**Task details**
Write out the data below in full, unchanged, minus the images.

**Supplied data**
>>
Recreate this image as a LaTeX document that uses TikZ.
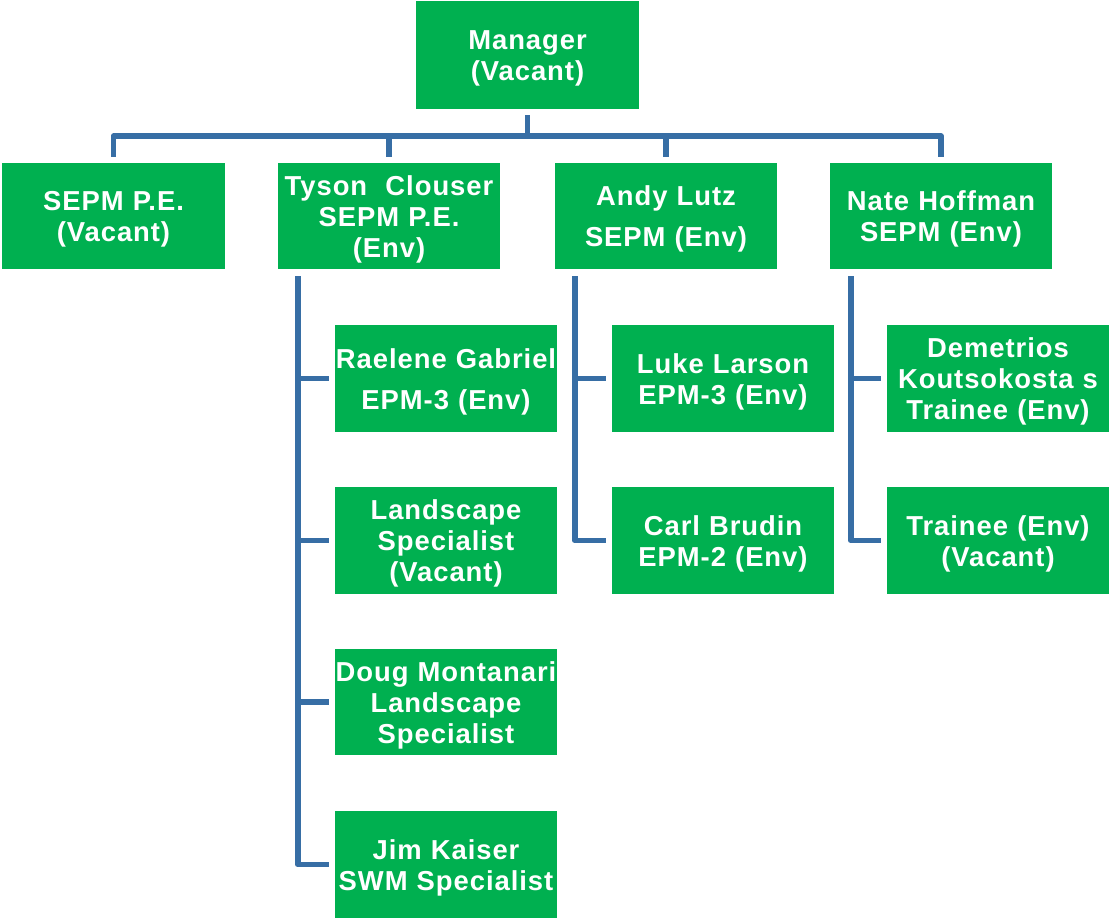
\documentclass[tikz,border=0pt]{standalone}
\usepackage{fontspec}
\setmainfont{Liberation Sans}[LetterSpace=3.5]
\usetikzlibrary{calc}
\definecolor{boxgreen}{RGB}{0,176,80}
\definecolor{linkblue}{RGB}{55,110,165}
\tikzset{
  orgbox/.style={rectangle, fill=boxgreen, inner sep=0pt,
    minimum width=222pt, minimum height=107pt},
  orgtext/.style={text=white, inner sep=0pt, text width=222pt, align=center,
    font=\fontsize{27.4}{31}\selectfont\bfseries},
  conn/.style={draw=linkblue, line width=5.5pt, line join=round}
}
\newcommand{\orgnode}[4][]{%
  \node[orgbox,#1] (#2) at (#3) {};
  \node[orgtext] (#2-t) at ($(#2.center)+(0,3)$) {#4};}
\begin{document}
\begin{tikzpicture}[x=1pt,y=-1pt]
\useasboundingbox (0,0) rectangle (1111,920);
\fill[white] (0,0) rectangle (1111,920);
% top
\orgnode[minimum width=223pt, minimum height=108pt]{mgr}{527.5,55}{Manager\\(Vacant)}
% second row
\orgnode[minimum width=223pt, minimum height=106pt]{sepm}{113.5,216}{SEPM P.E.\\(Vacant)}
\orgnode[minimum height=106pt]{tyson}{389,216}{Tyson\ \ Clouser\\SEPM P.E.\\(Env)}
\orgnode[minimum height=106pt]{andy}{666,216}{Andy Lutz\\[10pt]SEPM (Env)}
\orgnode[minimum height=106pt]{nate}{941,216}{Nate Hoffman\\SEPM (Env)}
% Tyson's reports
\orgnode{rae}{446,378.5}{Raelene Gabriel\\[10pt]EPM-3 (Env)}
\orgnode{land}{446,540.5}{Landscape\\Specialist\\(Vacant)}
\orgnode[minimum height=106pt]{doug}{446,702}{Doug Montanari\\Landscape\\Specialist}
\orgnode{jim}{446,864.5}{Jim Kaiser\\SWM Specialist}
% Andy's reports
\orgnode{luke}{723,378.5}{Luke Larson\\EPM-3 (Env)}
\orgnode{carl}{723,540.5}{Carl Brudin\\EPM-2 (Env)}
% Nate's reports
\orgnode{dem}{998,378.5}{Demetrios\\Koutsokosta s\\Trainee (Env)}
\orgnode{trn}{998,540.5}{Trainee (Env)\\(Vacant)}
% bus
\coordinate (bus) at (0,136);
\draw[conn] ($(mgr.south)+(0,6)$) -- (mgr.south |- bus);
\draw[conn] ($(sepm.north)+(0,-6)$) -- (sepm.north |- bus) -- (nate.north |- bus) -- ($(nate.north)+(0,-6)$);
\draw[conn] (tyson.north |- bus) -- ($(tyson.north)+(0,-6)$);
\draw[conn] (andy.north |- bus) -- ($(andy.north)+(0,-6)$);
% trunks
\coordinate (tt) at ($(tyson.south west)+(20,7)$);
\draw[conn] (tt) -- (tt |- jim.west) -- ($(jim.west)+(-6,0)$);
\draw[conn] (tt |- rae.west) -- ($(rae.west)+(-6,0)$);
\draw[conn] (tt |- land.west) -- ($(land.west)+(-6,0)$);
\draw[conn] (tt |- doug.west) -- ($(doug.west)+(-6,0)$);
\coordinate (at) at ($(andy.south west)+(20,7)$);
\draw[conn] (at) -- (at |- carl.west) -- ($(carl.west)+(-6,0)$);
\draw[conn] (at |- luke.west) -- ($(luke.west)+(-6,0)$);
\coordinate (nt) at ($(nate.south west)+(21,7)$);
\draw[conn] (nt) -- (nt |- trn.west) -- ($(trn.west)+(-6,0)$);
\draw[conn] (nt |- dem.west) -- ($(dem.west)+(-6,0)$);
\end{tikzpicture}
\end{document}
<<
**Final result**
Recreate this image as a LaTeX document that uses TikZ.
\documentclass[tikz,border=0pt]{standalone}
\usepackage{fontspec}
\setmainfont{Liberation Sans}[LetterSpace=3.5]
\usetikzlibrary{calc}
\definecolor{boxgreen}{RGB}{0,176,80}
\definecolor{linkblue}{RGB}{55,110,165}
\tikzset{
  orgbox/.style={rectangle, fill=boxgreen, inner sep=0pt,
    minimum width=222pt, minimum height=107pt},
  orgtext/.style={text=white, inner sep=0pt, text width=222pt, align=center,
    font=\fontsize{27.4}{31}\selectfont\bfseries},
  conn/.style={draw=linkblue, line width=5.5pt, line join=round}
}
\newcommand{\orgnode}[4][]{%
  \node[orgbox,#1] (#2) at (#3) {};
  \node[orgtext] (#2-t) at ($(#2.center)+(0,3)$) {#4};}
\begin{document}
\begin{tikzpicture}[x=1pt,y=-1pt]
\useasboundingbox (0,0) rectangle (1111,920);
\fill[white] (0,0) rectangle (1111,920);
% top
\orgnode[minimum width=223pt, minimum height=108pt]{mgr}{527.5,55}{Manager\\(Vacant)}
% second row
\orgnode[minimum width=223pt, minimum height=106pt]{sepm}{113.5,216}{SEPM P.E.\\(Vacant)}
\orgnode[minimum height=106pt]{tyson}{389,216}{Tyson\ \ Clouser\\SEPM P.E.\\(Env)}
\orgnode[minimum height=106pt]{andy}{666,216}{Andy Lutz\\[10pt]SEPM (Env)}
\orgnode[minimum height=106pt]{nate}{941,216}{Nate Hoffman\\SEPM (Env)}
% Tyson's reports
\orgnode{rae}{446,378.5}{Raelene Gabriel\\[10pt]EPM-3 (Env)}
\orgnode{land}{446,540.5}{Landscape\\Specialist\\(Vacant)}
\orgnode[minimum height=106pt]{doug}{446,702}{Doug Montanari\\Landscape\\Specialist}
\orgnode{jim}{446,864.5}{Jim Kaiser\\SWM Specialist}
% Andy's reports
\orgnode{luke}{723,378.5}{Luke Larson\\EPM-3 (Env)}
\orgnode{carl}{723,540.5}{Carl Brudin\\EPM-2 (Env)}
% Nate's reports
\orgnode{dem}{998,378.5}{Demetrios\\Koutsokosta s\\Trainee (Env)}
\orgnode{trn}{998,540.5}{Trainee (Env)\\(Vacant)}
% bus
\coordinate (bus) at (0,136);
\draw[conn] ($(mgr.south)+(0,6)$) -- (mgr.south |- bus);
\draw[conn] ($(sepm.north)+(0,-6)$) -- (sepm.north |- bus) -- (nate.north |- bus) -- ($(nate.north)+(0,-6)$);
\draw[conn] (tyson.north |- bus) -- ($(tyson.north)+(0,-6)$);
\draw[conn] (andy.north |- bus) -- ($(andy.north)+(0,-6)$);
% trunks
\coordinate (tt) at ($(tyson.south west)+(20,7)$);
\draw[conn] (tt) -- (tt |- jim.west) -- ($(jim.west)+(-6,0)$);
\draw[conn] (tt |- rae.west) -- ($(rae.west)+(-6,0)$);
\draw[conn] (tt |- land.west) -- ($(land.west)+(-6,0)$);
\draw[conn] (tt |- doug.west) -- ($(doug.west)+(-6,0)$);
\coordinate (at) at ($(andy.south west)+(20,7)$);
\draw[conn] (at) -- (at |- carl.west) -- ($(carl.west)+(-6,0)$);
\draw[conn] (at |- luke.west) -- ($(luke.west)+(-6,0)$);
\coordinate (nt) at ($(nate.south west)+(21,7)$);
\draw[conn] (nt) -- (nt |- trn.west) -- ($(trn.west)+(-6,0)$);
\draw[conn] (nt |- dem.west) -- ($(dem.west)+(-6,0)$);
\end{tikzpicture}
\end{document}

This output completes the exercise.